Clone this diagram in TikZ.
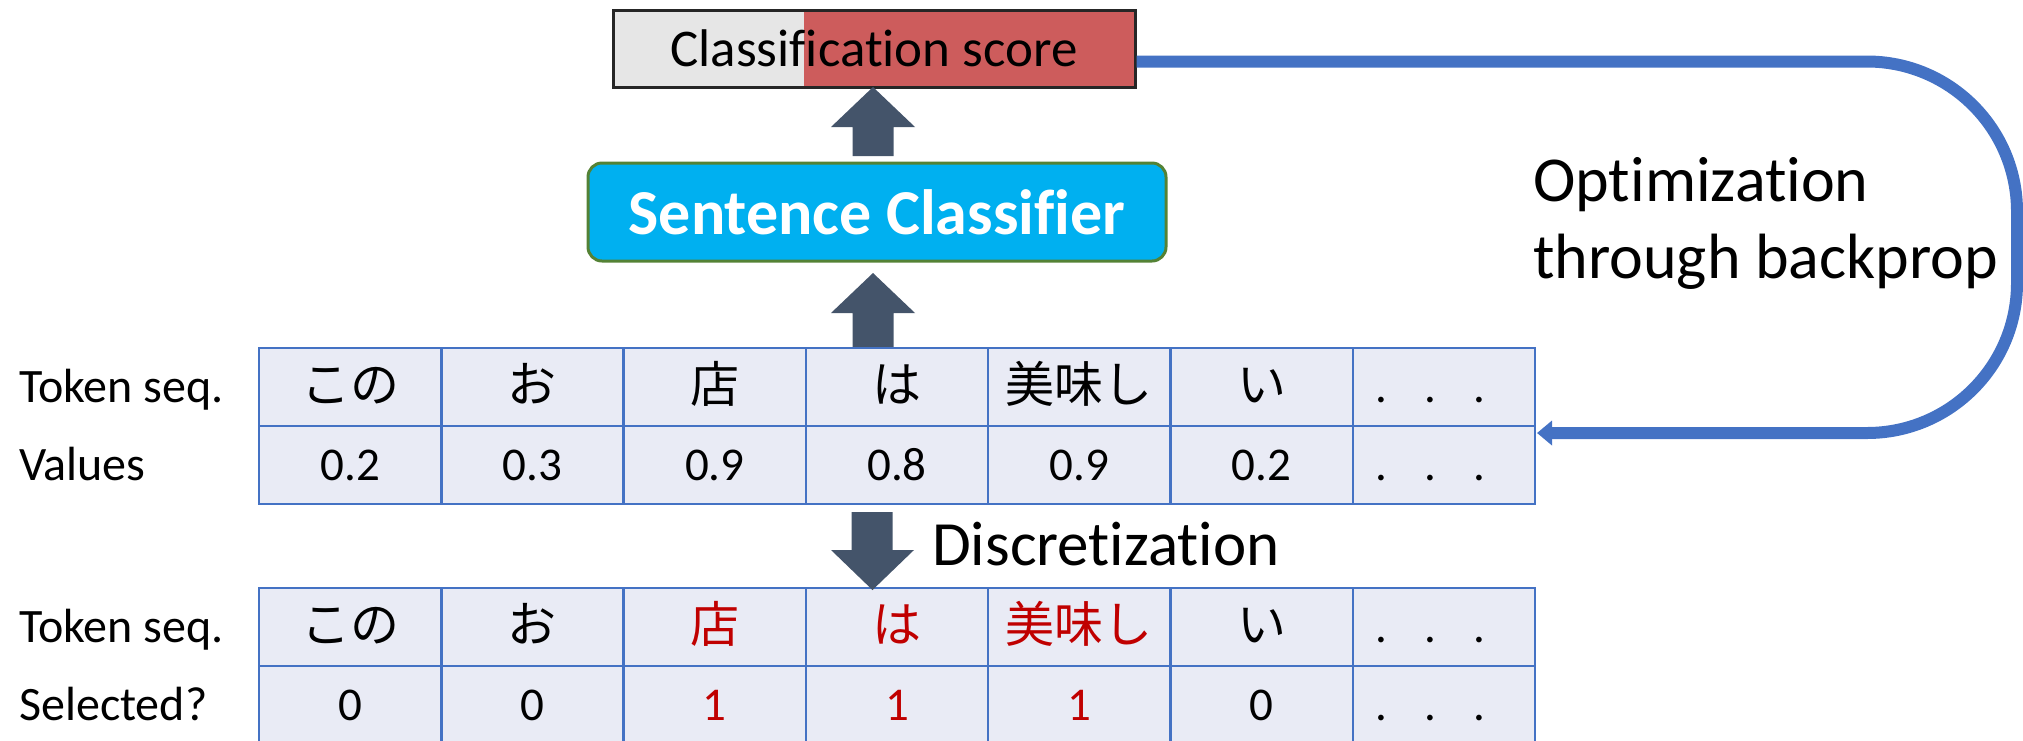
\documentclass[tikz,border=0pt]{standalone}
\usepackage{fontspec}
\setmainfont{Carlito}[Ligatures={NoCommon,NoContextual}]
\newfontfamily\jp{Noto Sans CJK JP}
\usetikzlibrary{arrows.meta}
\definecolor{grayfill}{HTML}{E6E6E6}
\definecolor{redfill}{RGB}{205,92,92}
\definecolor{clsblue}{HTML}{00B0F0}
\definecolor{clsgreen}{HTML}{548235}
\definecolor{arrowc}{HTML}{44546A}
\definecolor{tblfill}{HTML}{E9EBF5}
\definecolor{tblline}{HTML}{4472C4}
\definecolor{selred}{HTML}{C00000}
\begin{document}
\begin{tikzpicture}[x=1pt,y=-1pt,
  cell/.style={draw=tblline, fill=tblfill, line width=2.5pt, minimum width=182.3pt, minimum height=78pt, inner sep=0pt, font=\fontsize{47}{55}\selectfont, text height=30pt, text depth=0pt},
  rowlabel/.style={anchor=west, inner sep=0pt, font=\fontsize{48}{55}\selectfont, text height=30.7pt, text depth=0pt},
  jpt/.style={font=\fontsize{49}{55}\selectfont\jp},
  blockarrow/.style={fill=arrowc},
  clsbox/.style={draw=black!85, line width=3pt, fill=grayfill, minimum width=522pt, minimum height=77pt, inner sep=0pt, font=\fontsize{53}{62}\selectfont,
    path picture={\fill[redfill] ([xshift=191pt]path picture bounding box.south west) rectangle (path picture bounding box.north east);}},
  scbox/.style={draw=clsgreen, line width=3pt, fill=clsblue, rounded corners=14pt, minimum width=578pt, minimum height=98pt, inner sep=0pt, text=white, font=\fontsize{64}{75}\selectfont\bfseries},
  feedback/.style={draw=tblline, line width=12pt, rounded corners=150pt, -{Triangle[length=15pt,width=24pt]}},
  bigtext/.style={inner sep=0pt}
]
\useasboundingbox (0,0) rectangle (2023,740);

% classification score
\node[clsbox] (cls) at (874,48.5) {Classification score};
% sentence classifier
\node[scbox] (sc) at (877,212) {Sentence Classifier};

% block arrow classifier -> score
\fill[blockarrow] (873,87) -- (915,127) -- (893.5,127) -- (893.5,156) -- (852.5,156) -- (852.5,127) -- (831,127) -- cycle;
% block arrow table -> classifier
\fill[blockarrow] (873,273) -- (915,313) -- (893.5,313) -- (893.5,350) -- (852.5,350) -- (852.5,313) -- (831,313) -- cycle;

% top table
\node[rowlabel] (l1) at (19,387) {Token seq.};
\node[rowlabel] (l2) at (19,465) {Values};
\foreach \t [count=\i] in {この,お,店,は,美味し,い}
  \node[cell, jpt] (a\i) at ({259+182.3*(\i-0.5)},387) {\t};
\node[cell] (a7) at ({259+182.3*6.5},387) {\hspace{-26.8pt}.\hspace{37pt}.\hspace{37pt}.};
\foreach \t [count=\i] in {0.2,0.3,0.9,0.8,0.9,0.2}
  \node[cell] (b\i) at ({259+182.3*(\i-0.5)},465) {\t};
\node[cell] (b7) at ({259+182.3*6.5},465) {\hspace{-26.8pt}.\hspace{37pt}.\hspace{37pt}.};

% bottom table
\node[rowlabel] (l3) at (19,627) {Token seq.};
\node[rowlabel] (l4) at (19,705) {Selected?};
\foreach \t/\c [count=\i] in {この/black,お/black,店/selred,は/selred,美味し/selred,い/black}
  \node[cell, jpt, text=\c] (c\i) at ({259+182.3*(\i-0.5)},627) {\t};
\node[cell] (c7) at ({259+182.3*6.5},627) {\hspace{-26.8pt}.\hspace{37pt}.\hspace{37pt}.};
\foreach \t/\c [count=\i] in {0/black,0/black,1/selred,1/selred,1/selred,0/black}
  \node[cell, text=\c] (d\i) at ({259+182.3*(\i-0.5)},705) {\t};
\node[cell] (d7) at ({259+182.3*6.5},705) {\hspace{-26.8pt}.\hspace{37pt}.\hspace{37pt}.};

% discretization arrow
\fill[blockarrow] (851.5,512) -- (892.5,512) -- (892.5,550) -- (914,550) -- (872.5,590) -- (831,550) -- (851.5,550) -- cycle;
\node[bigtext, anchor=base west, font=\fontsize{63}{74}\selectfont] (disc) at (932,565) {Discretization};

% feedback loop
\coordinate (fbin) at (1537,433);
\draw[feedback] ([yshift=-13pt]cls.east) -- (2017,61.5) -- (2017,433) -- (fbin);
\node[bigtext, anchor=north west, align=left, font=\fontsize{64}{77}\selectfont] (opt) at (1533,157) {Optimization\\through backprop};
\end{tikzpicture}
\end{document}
◇ ◇ ◇ ◇ ◇ ◇ ◇
Reproduce each line word for word and drop the pictures.

### RESULT BELOW
Clone this diagram in TikZ.
\documentclass[tikz,border=0pt]{standalone}
\usepackage{fontspec}
\setmainfont{Carlito}[Ligatures={NoCommon,NoContextual}]
\newfontfamily\jp{Noto Sans CJK JP}
\usetikzlibrary{arrows.meta}
\definecolor{grayfill}{HTML}{E6E6E6}
\definecolor{redfill}{RGB}{205,92,92}
\definecolor{clsblue}{HTML}{00B0F0}
\definecolor{clsgreen}{HTML}{548235}
\definecolor{arrowc}{HTML}{44546A}
\definecolor{tblfill}{HTML}{E9EBF5}
\definecolor{tblline}{HTML}{4472C4}
\definecolor{selred}{HTML}{C00000}
\begin{document}
\begin{tikzpicture}[x=1pt,y=-1pt,
  cell/.style={draw=tblline, fill=tblfill, line width=2.5pt, minimum width=182.3pt, minimum height=78pt, inner sep=0pt, font=\fontsize{47}{55}\selectfont, text height=30pt, text depth=0pt},
  rowlabel/.style={anchor=west, inner sep=0pt, font=\fontsize{48}{55}\selectfont, text height=30.7pt, text depth=0pt},
  jpt/.style={font=\fontsize{49}{55}\selectfont\jp},
  blockarrow/.style={fill=arrowc},
  clsbox/.style={draw=black!85, line width=3pt, fill=grayfill, minimum width=522pt, minimum height=77pt, inner sep=0pt, font=\fontsize{53}{62}\selectfont,
    path picture={\fill[redfill] ([xshift=191pt]path picture bounding box.south west) rectangle (path picture bounding box.north east);}},
  scbox/.style={draw=clsgreen, line width=3pt, fill=clsblue, rounded corners=14pt, minimum width=578pt, minimum height=98pt, inner sep=0pt, text=white, font=\fontsize{64}{75}\selectfont\bfseries},
  feedback/.style={draw=tblline, line width=12pt, rounded corners=150pt, -{Triangle[length=15pt,width=24pt]}},
  bigtext/.style={inner sep=0pt}
]
\useasboundingbox (0,0) rectangle (2023,740);

% classification score
\node[clsbox] (cls) at (874,48.5) {Classification score};
% sentence classifier
\node[scbox] (sc) at (877,212) {Sentence Classifier};

% block arrow classifier -> score
\fill[blockarrow] (873,87) -- (915,127) -- (893.5,127) -- (893.5,156) -- (852.5,156) -- (852.5,127) -- (831,127) -- cycle;
% block arrow table -> classifier
\fill[blockarrow] (873,273) -- (915,313) -- (893.5,313) -- (893.5,350) -- (852.5,350) -- (852.5,313) -- (831,313) -- cycle;

% top table
\node[rowlabel] (l1) at (19,387) {Token seq.};
\node[rowlabel] (l2) at (19,465) {Values};
\foreach \t [count=\i] in {この,お,店,は,美味し,い}
  \node[cell, jpt] (a\i) at ({259+182.3*(\i-0.5)},387) {\t};
\node[cell] (a7) at ({259+182.3*6.5},387) {\hspace{-26.8pt}.\hspace{37pt}.\hspace{37pt}.};
\foreach \t [count=\i] in {0.2,0.3,0.9,0.8,0.9,0.2}
  \node[cell] (b\i) at ({259+182.3*(\i-0.5)},465) {\t};
\node[cell] (b7) at ({259+182.3*6.5},465) {\hspace{-26.8pt}.\hspace{37pt}.\hspace{37pt}.};

% bottom table
\node[rowlabel] (l3) at (19,627) {Token seq.};
\node[rowlabel] (l4) at (19,705) {Selected?};
\foreach \t/\c [count=\i] in {この/black,お/black,店/selred,は/selred,美味し/selred,い/black}
  \node[cell, jpt, text=\c] (c\i) at ({259+182.3*(\i-0.5)},627) {\t};
\node[cell] (c7) at ({259+182.3*6.5},627) {\hspace{-26.8pt}.\hspace{37pt}.\hspace{37pt}.};
\foreach \t/\c [count=\i] in {0/black,0/black,1/selred,1/selred,1/selred,0/black}
  \node[cell, text=\c] (d\i) at ({259+182.3*(\i-0.5)},705) {\t};
\node[cell] (d7) at ({259+182.3*6.5},705) {\hspace{-26.8pt}.\hspace{37pt}.\hspace{37pt}.};

% discretization arrow
\fill[blockarrow] (851.5,512) -- (892.5,512) -- (892.5,550) -- (914,550) -- (872.5,590) -- (831,550) -- (851.5,550) -- cycle;
\node[bigtext, anchor=base west, font=\fontsize{63}{74}\selectfont] (disc) at (932,565) {Discretization};

% feedback loop
\coordinate (fbin) at (1537,433);
\draw[feedback] ([yshift=-13pt]cls.east) -- (2017,61.5) -- (2017,433) -- (fbin);
\node[bigtext, anchor=north west, align=left, font=\fontsize{64}{77}\selectfont] (opt) at (1533,157) {Optimization\\through backprop};
\end{tikzpicture}
\end{document}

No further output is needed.